## To do
From the first line of the listing below, retype each line up to and including the one with "return top_of(i) + box_h / 2"; pictures stay out.

## Supplied material
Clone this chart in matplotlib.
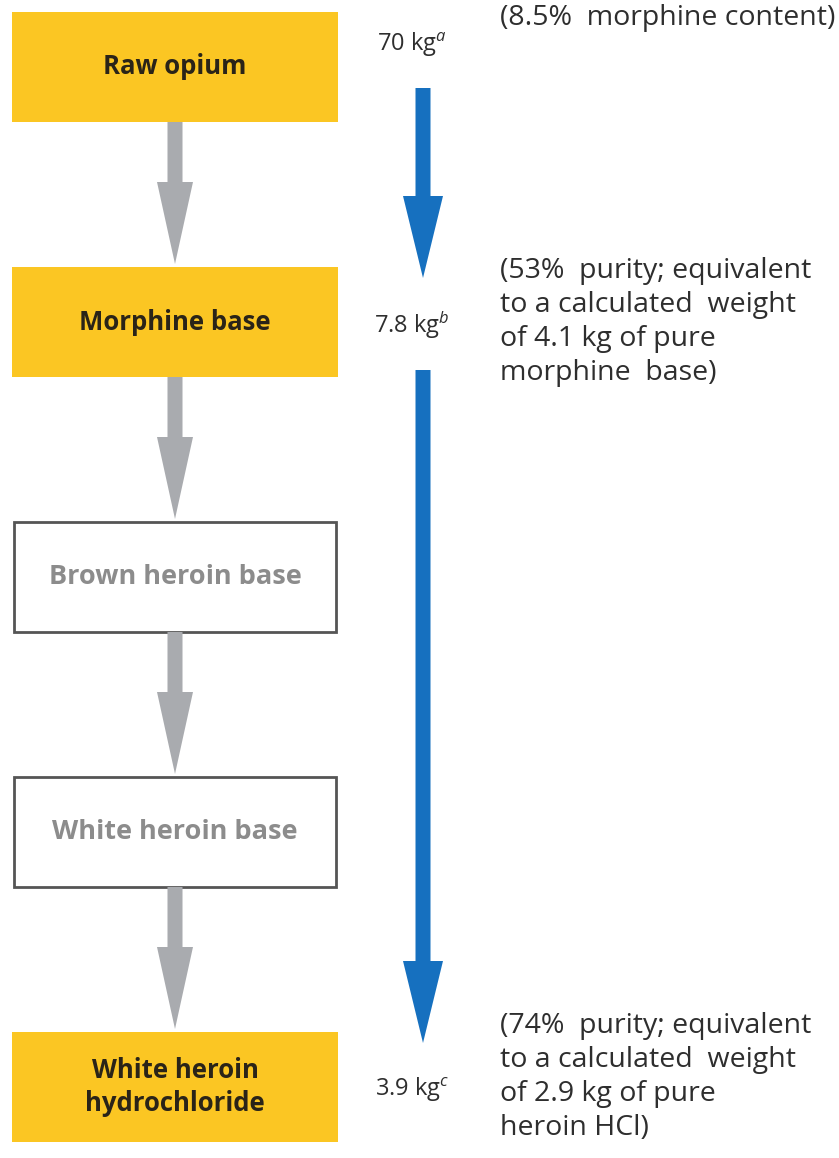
import matplotlib
matplotlib.use("Agg")
import matplotlib.pyplot as plt
from matplotlib.patches import Rectangle, FancyArrow

# Stages of the conversion, top to bottom
stages = ["Raw opium", "Morphine base", "Brown heroin base",
          "White heroin base", "White heroin\nhydrochloride"]
highlighted = [True, True, False, False, True]

# Weights measured at some stages (stage index -> label)
weight_stage = [0, 1, 4]
weight_value = ["70", "7.8", "3.9"]
weight_note = ["a", "b", "c"]
notes = ["(8.5%  morphine content)",
         "(53%  purity; equivalent\nto a calculated  weight\nof 4.1 kg of pure\nmorphine  base)",
         "(74%  purity; equivalent\nto a calculated  weight\nof 2.9 kg of pure\nheroin HCl)"]

YELLOW = "#FBC623"
GREY_ARROW = "#A9ABAF"
BLUE = "#1670BF"
TEXT = "#2E2E2E"
FONT = "Open Sans"

plt.rcParams["font.family"] = [FONT, "DejaVu Sans"]
plt.rcParams["mathtext.fontset"] = "custom"
plt.rcParams["mathtext.rm"] = FONT
plt.rcParams["mathtext.it"] = FONT + ":italic"

W, H = 839, 1158
fig = plt.figure(figsize=(W / 100, H / 100), dpi=100)
ax = fig.add_axes([0, 0, 1, 1])
ax.set_xlim(0, W)
ax.set_ylim(H, 0)
ax.axis("off")

box_left, box_right = 12, 338
box_h = 110
first_top, step = 12, 255
box_cx = (box_left + box_right) / 2


def top_of(i):
    return first_top + i * step


def center_of(i):
    return top_of(i) + box_h / 2


# boxes and grey arrows
for i, (name, hl) in enumerate(zip(stages, highlighted)):
    t = top_of(i)
    if hl:
        ax.add_patch(Rectangle((box_left, t), box_right - box_left, box_h,
                               facecolor=YELLOW, edgecolor="none"))
        col = "#2A2418"
        fs = 18.5
    else:
        ax.add_patch(Rectangle((box_left + 2, t), box_right - box_left - 4, box_h,
                               facecolor="white", edgecolor="#555555", lw=2))
        col = "#8C8C8C"
        fs = 19.5
    ax.text(box_cx, center_of(i), name, ha="center", va="center",
            fontsize=fs, fontweight="bold", color=col, linespacing=1.28)
    if i < len(stages) - 1:
        y0 = t + box_h
        y1 = top_of(i + 1)
        ax.add_patch(FancyArrow(box_cx, y0, 0, y1 - y0 - 3, width=15,
                                head_width=36, head_length=82,
                                length_includes_head=True,
                                color=GREY_ARROW, lw=0))

# weights, notes and blue arrows
wx = 412
note_dy = [0, 0, -10]
for k, (s, v, n, note) in enumerate(zip(weight_stage, weight_value,
                                         weight_note, notes)):
    cy = center_of(s)
    wy = cy - 22 if k == 0 else cy + 3
    ax.text(wx, wy, f"{v} kg$^{{\\mathit{{{n}}}}}$", ha="center", va="center",
            fontsize=17, color=TEXT)
    if "\n" in note:
        ax.text(500, cy + note_dy[k], note, ha="left", va="center",
                fontsize=20.5, color=TEXT, linespacing=1.3)
    else:
        ax.text(500, 4, note, ha="left", va="top", fontsize=20.5, color=TEXT)
    if k < len(weight_stage) - 1:
        y0 = cy + (21 if k == 0 else 48)
        y1 = center_of(weight_stage[k + 1]) - 44
        ax.add_patch(FancyArrow(423, y0, 0, y1 - y0, width=15,
                                head_width=40, head_length=82,
                                length_includes_head=True, color=BLUE, lw=0))

fig.savefig("out.png", dpi=100)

## Solved exercise
Clone this chart in matplotlib.
import matplotlib
matplotlib.use("Agg")
import matplotlib.pyplot as plt
from matplotlib.patches import Rectangle, FancyArrow

# Stages of the conversion, top to bottom
stages = ["Raw opium", "Morphine base", "Brown heroin base",
          "White heroin base", "White heroin\nhydrochloride"]
highlighted = [True, True, False, False, True]

# Weights measured at some stages (stage index -> label)
weight_stage = [0, 1, 4]
weight_value = ["70", "7.8", "3.9"]
weight_note = ["a", "b", "c"]
notes = ["(8.5%  morphine content)",
         "(53%  purity; equivalent\nto a calculated  weight\nof 4.1 kg of pure\nmorphine  base)",
         "(74%  purity; equivalent\nto a calculated  weight\nof 2.9 kg of pure\nheroin HCl)"]

YELLOW = "#FBC623"
GREY_ARROW = "#A9ABAF"
BLUE = "#1670BF"
TEXT = "#2E2E2E"
FONT = "Open Sans"

plt.rcParams["font.family"] = [FONT, "DejaVu Sans"]
plt.rcParams["mathtext.fontset"] = "custom"
plt.rcParams["mathtext.rm"] = FONT
plt.rcParams["mathtext.it"] = FONT + ":italic"

W, H = 839, 1158
fig = plt.figure(figsize=(W / 100, H / 100), dpi=100)
ax = fig.add_axes([0, 0, 1, 1])
ax.set_xlim(0, W)
ax.set_ylim(H, 0)
ax.axis("off")

box_left, box_right = 12, 338
box_h = 110
first_top, step = 12, 255
box_cx = (box_left + box_right) / 2


def top_of(i):
    return first_top + i * step


def center_of(i):
    return top_of(i) + box_h / 2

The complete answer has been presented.